- [DATA EXCERPTS]:
►
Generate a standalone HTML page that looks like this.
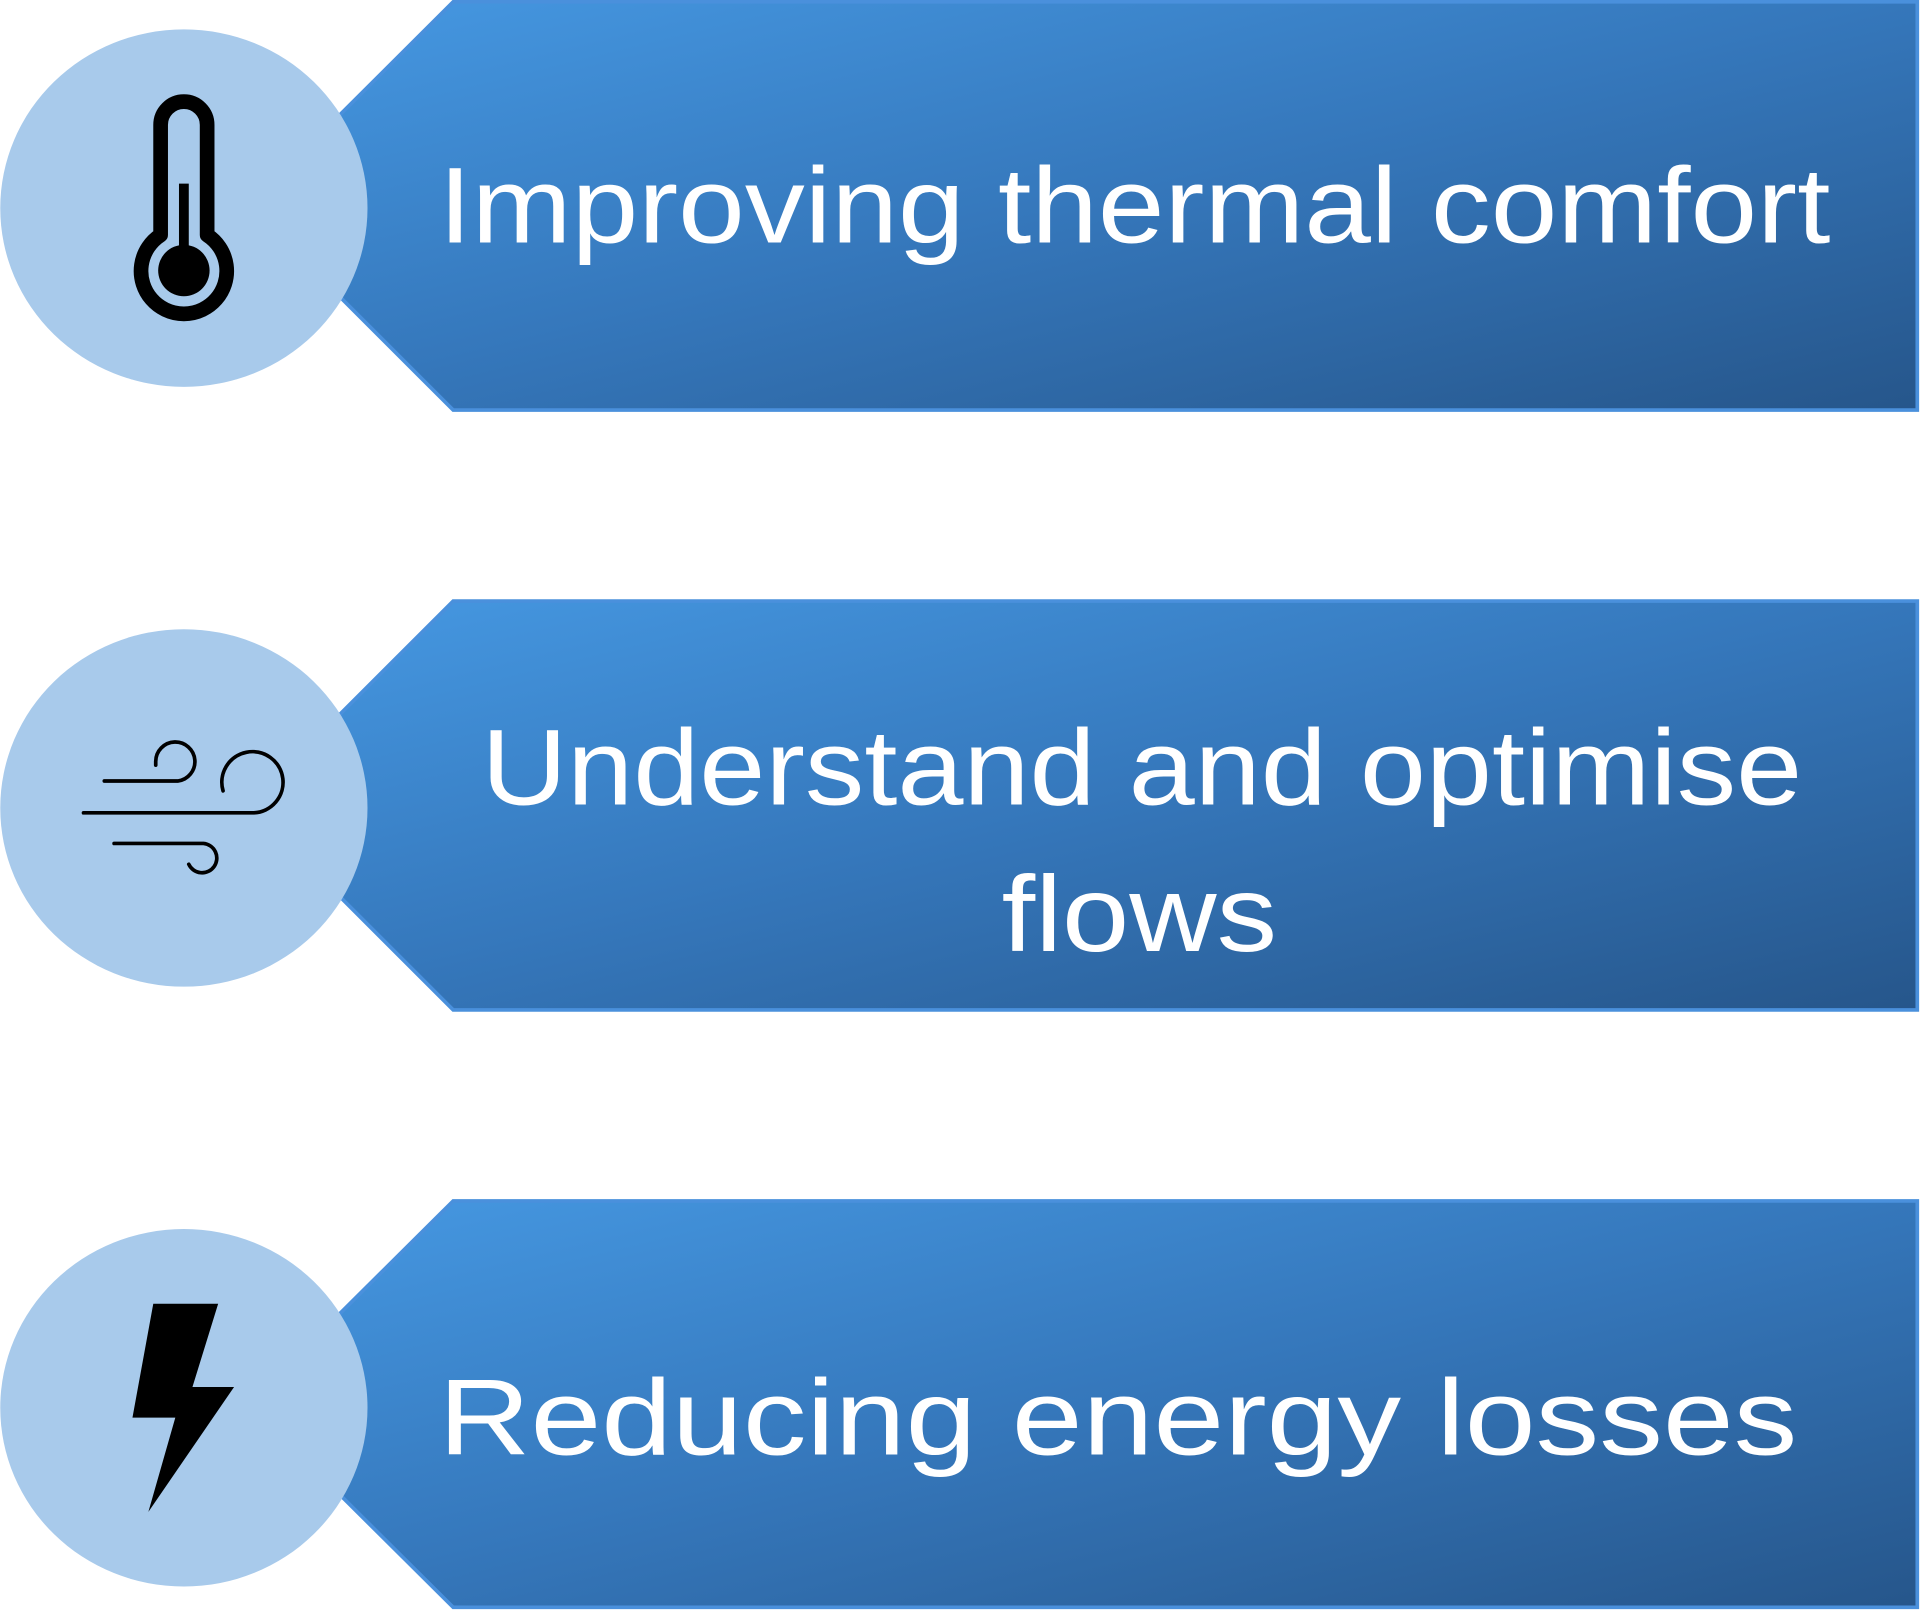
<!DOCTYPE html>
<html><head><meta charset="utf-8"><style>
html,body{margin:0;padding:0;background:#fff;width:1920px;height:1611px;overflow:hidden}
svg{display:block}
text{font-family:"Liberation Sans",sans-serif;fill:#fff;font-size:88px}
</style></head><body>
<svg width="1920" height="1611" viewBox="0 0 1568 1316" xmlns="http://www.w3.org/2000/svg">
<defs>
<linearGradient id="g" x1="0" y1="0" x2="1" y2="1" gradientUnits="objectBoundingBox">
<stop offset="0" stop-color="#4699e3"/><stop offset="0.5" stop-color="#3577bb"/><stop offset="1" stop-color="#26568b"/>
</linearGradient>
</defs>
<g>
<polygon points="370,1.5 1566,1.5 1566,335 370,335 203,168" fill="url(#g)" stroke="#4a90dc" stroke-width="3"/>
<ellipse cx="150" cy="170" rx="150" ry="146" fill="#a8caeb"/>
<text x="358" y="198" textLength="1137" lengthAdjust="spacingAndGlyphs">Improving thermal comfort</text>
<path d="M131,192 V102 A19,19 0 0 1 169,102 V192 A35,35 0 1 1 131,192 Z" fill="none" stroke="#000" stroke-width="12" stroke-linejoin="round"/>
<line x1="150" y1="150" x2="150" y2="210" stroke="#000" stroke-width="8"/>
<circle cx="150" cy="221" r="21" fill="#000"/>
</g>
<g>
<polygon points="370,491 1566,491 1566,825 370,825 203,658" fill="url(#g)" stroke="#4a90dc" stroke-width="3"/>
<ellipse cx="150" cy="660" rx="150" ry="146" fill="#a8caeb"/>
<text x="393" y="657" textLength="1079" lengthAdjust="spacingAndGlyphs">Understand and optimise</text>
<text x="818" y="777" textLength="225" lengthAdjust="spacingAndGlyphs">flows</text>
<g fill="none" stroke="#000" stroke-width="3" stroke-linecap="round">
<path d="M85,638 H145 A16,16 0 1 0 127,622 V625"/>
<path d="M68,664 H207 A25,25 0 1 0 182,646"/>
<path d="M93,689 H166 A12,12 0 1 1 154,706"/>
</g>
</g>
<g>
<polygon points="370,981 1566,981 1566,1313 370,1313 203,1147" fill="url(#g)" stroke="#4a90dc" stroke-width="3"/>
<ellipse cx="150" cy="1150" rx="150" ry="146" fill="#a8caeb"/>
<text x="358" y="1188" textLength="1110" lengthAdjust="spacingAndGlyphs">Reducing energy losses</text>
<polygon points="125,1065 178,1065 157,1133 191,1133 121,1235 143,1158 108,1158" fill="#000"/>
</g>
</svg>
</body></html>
◄
►
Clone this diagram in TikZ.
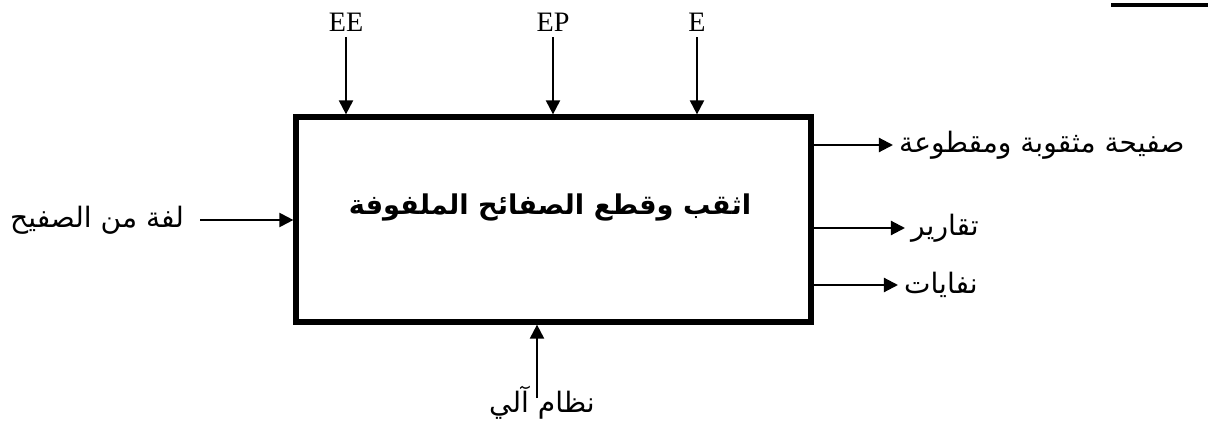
◄
►
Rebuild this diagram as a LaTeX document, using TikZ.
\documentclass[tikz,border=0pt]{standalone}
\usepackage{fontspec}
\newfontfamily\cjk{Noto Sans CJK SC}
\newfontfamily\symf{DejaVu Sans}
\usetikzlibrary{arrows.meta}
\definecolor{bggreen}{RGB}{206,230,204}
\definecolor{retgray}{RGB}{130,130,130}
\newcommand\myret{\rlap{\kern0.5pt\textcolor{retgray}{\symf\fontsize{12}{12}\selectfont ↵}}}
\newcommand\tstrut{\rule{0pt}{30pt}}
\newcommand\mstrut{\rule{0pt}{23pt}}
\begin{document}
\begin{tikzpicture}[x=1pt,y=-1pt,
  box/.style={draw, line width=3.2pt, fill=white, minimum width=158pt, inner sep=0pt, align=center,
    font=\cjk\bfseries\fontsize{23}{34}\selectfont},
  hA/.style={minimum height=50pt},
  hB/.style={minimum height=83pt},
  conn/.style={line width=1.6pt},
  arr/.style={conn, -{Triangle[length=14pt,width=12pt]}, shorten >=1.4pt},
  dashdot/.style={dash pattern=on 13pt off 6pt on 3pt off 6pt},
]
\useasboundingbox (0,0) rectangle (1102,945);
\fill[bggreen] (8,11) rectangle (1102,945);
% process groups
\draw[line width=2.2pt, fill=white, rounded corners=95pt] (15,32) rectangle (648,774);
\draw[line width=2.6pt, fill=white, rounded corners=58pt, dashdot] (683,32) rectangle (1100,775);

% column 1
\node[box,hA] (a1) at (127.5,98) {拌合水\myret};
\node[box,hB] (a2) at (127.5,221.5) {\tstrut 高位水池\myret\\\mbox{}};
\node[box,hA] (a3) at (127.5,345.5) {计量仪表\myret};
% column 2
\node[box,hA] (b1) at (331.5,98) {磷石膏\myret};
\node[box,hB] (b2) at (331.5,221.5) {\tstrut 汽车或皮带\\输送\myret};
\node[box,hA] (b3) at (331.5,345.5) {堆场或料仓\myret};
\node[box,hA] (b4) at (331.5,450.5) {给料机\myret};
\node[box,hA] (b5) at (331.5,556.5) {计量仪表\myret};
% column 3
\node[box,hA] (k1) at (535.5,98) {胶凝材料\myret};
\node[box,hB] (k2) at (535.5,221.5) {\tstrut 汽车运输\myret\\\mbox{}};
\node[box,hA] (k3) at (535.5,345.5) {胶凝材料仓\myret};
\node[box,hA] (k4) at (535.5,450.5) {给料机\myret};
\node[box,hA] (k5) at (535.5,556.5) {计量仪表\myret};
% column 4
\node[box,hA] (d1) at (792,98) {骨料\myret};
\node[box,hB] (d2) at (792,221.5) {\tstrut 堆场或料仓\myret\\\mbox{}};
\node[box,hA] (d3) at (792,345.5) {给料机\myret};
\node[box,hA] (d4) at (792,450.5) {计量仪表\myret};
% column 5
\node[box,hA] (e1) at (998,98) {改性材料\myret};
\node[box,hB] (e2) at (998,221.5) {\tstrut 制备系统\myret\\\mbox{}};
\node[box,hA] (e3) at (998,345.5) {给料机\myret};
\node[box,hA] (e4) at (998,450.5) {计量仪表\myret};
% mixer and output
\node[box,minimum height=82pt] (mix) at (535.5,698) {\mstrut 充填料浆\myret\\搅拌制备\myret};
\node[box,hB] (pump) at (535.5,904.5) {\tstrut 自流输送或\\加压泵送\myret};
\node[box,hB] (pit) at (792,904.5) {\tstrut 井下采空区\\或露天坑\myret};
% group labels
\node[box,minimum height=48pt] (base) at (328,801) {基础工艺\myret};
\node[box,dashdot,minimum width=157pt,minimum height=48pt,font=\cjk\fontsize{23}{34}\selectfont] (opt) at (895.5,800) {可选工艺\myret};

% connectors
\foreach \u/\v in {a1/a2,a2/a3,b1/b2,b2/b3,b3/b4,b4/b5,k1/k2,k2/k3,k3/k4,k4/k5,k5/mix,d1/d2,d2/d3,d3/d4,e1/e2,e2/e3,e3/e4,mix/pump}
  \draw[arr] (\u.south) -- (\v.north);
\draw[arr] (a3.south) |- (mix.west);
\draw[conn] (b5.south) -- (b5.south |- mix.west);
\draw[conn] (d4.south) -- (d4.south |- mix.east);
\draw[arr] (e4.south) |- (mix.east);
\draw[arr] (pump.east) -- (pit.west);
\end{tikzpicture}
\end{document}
◄
- [TO BE DONE]: Where does the word "standalone" appear in the listing? List each line that holds it.

- [REPLY TO THE EXERCISE]:
Generate a standalone HTML page that looks like this.
\documentclass[tikz,border=0pt]{standalone}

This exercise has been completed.